The plaintiff-mother asserted a cause of action under the Wrongful Death Act, 42 Pa.C.S. § 8301, and the Survival Act, 42 Pa.C.S. § 8302.  Plaintiffs produced an expert report from a board-certified specialist in neonatal and perinatal medicine who opined that a “fetus at 33 weeks gestational age [is] able to experience pain and suffering from the effects of asphyxia, i.e., abnormal gas exchanges, as would an older infant, child or adult as well as from the effects of short-term starvation.” Id. at 3.  He further opined that the pain suffered by the twins before their death was implicitly severe and significant.  Id. 

The defendants filed a motion in limine to preclude plaintiffs’ claim for pain and suffering of fetuses based on Frye v. United States,[2] and Pa.R.C.P. 207.1.  The defendants alleged that plaintiffs’ expert opinions related to pain and suffering of in-utero fetuses due to death by asphyxiation are not supported by and documented by scientific authority other than his own subjective belief.  Page v. Moses Taylor Hospital, at 4. 

The Court discussed Amadio v. Levin,[3] where the Supreme Court expressly extended to a dead child the right to institute a survival and wrongful death action for injuries suffered in utero. The fetus must be viable at the time of the fatal harm in order to assert a claim under the Wrongful Death and Survival Acts. Page v. Moses Taylor Hospital, at 9. The Supreme Court of the United States and the Superior Court of Pennsylvania have held that viability occurs at 23-24 weeks gestation.  Id. at 14. 
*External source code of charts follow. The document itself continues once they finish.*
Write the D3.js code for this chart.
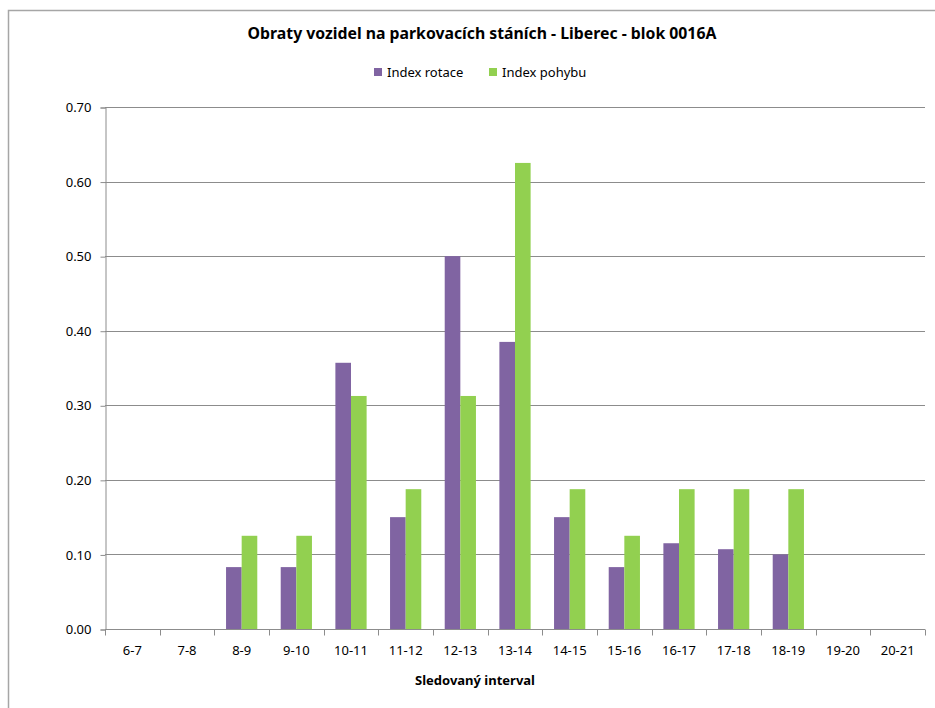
<!DOCTYPE html>
<html lang="cs">
<head>
<meta charset="utf-8"/>
<title>Obraty vozidel</title>
<script src="https://d3js.org/d3.v7.min.js"></script>
<style>
	body {margin: 0; background: #fff;}
	text {font-family: "Noto Sans", sans-serif; fill: #000;}
</style>
</head>
<body>
<script>
// data
	var intervals = ["6-7", "7-8", "8-9", "9-10", "10-11", "11-12", "12-13", "13-14", "14-15", "15-16", "16-17", "17-18", "18-19", "19-20", "20-21"];
	var indexRotace = [0, 0, 0.083, 0.083, 0.357, 0.15, 0.5, 0.385, 0.15, 0.083, 0.115, 0.107, 0.1, 0, 0];
	var indexPohybu = [0, 0, 0.125, 0.125, 0.3125, 0.1875, 0.3125, 0.625, 0.1875, 0.125, 0.1875, 0.1875, 0.1875, 0, 0];
	var seriesNames = ["Index rotace", "Index pohybu"];
	var seriesColors = ["#8064A2", "#92D050"];
	var yTicks = [0, 0.1, 0.2, 0.3, 0.4, 0.5, 0.6, 0.7];

	var w = 935;
	var h = 708;
	var plotLeft = 105, plotRight = 925, plotTop = 107, plotBottom = 629;

	var svg = d3.select("body")
				.append("svg")
				.attr("width", w)
				.attr("height", h);

// chart frame (only top and left edges visible)
	svg.append("path")
		.attr("d", "M8.5,708 V10.5 H935")
		.attr("fill", "none")
		.attr("stroke", "#a6a6a6")
		.attr("stroke-width", 1.5);

	var xScale = d3.scaleBand()
				.domain(intervals)
				.range([plotLeft, plotRight]);

	// two bars per band, gap width 150%
	var barW = xScale.bandwidth() / 3.5;
	var xInner = d3.scaleBand()
				.domain(d3.range(2))
				.range([(xScale.bandwidth() - 2 * barW) / 2, (xScale.bandwidth() + 2 * barW) / 2]);

	var yScale = d3.scaleLinear()
				.domain([0, 0.7])
				.range([plotBottom, plotTop]);

// gridlines
	svg.append("g")
		.selectAll("line")
		.data(yTicks.slice(1))
		.enter()
		.append("line")
		.attr("x1", plotLeft)
		.attr("x2", plotRight)
		.attr("y1", function(d) {return Math.round(yScale(d)) + 0.5;})
		.attr("y2", function(d) {return Math.round(yScale(d)) + 0.5;})
		.attr("stroke", "#8c8c8c")
		.attr("stroke-width", 1);

// bars
	var rows = intervals.map(function(c, i) {return [indexRotace[i], indexPohybu[i]];});
	var groups = svg.append("g")
		.selectAll("g")
		.data(rows)
		.enter()
		.append("g")
		.attr("transform", function(d, i) {return "translate(" + xScale(intervals[i]) + ",0)";});

	groups.selectAll("rect")
		.data(function(d) {return d;})
		.enter()
		.append("rect")
		.attr("x", function(d, j) {return xInner(j);})
		.attr("y", function(d) {return yScale(d);})
		.attr("width", barW)
		.attr("height", function(d) {return plotBottom - yScale(d);})
		.attr("fill", function(d, j) {return seriesColors[j];});

// y axis
	var yAxis = d3.axisLeft(yScale)
				.tickValues(yTicks)
				.tickFormat(d3.format(".2f"))
				.tickSize(5)
				.tickPadding(9);
	var gy = svg.append("g")
		.attr("transform", "translate(" + (plotLeft + 0.5) + ",0.5)")
		.call(yAxis);
	gy.select(".domain").attr("stroke", "#8c8c8c");
	gy.selectAll(".tick line").attr("stroke", "#8c8c8c");
	gy.selectAll(".tick text")
		.attr("font-size", "13px")
		.attr("font-family", "'Noto Sans', sans-serif")
		.attr("fill", "#000");

// x axis with ticks at band boundaries
	var xAxis = d3.axisBottom(xScale).tickSize(0).tickPadding(16);
	var gx = svg.append("g")
		.attr("transform", "translate(0," + (plotBottom + 0.5) + ")")
		.call(xAxis);
	gx.select(".domain").attr("stroke", "#8c8c8c").attr("d", "M" + plotLeft + ",0H" + plotRight);
	gx.selectAll(".tick text")
		.attr("font-size", "13px")
		.attr("font-family", "'Noto Sans', sans-serif")
		.attr("fill", "#000");
	gx.selectAll(".sep")
		.data(intervals.concat(["end"]))
		.enter()
		.append("line")
		.attr("x1", function(d, i) {return Math.round(plotLeft + i * xScale.step()) + 0.5;})
		.attr("x2", function(d, i) {return Math.round(plotLeft + i * xScale.step()) + 0.5;})
		.attr("y1", 0)
		.attr("y2", 6)
		.attr("stroke", "#8c8c8c");

// title
	svg.append("text")
		.attr("x", 482)
		.attr("y", 39)
		.attr("text-anchor", "middle")
		.attr("font-size", "15.8px")
		.attr("font-weight", "bold")
		.text("Obraty vozidel na parkovacích stáních - Liberec - blok 0016A");

// axis title
	svg.append("text")
		.attr("x", 475)
		.attr("y", 685)
		.attr("text-anchor", "middle")
		.attr("font-size", "13px")
		.attr("font-weight", "bold")
		.text("Sledovaný interval");

// legend
	var legendX = [374, 489];
	var legend = svg.append("g")
		.selectAll("g")
		.data(seriesNames)
		.enter()
		.append("g")
		.attr("transform", function(d, i) {return "translate(" + legendX[i] + ",68)";});
	legend.append("rect")
		.attr("width", 8)
		.attr("height", 8)
		.attr("fill", function(d, i) {return seriesColors[i];});
	legend.append("text")
		.attr("x", 13)
		.attr("y", 9)
		.attr("font-size", "13px")
		.text(function(d) {return d;});
</script>
</body>
</html>
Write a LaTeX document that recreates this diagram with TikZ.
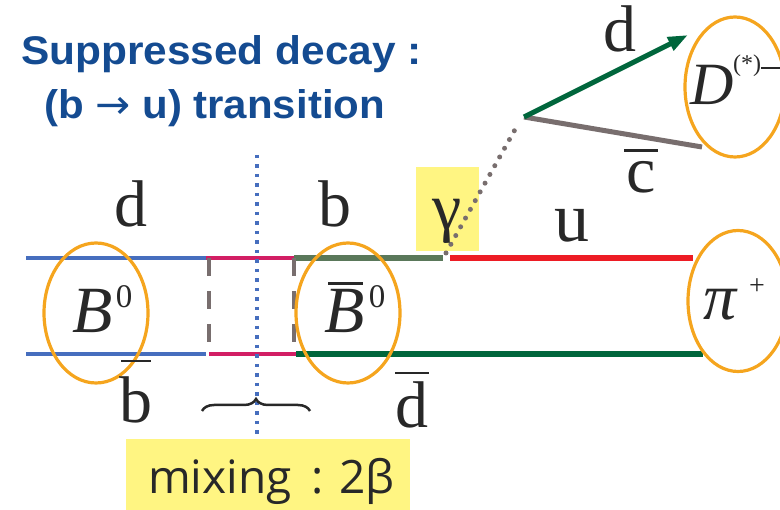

Furthermore, plaintiffs’ expert cited an article from The New England Journal of Medicine which reviewed and cited more than two-hundred studies and publications addressing pain perception of neonates as well as other related topics.  Defendants’ experts failed to submit any contrary medical literature to support their Frye motion and only offered their own conflicting expert opinion.  The Court found that there was scientific support for the conclusion that “viable fetuses at 33 weeks gestation have the cortical, subcortical and neurochemical capacity for conscious perception of pain.”  Id. at 15.

Ultimately, the Court found that plaintiffs’ expert opinion was supported by scientific authority, and therefore, did not require a Frye hearing.  The motion in limine to preclude plaintiffs’ expert testimony was denied and the Court determined that it was an issue for the jury to determine the weight accorded to plaintiffs’ expert opinion. 


[1] Page v. Moses Taylor Hospital, et al., 2016 Pa. Ct. Comm. Pl. (unpublished opinion) (May 6, 2016).

[2] Frye v. United States, 293 F. 1013 (D.C. Cir. 1923).

[3] Amadio v. Levin, 509 Pa. 199, 208, 501 A.2d 1085, 1089 (1985).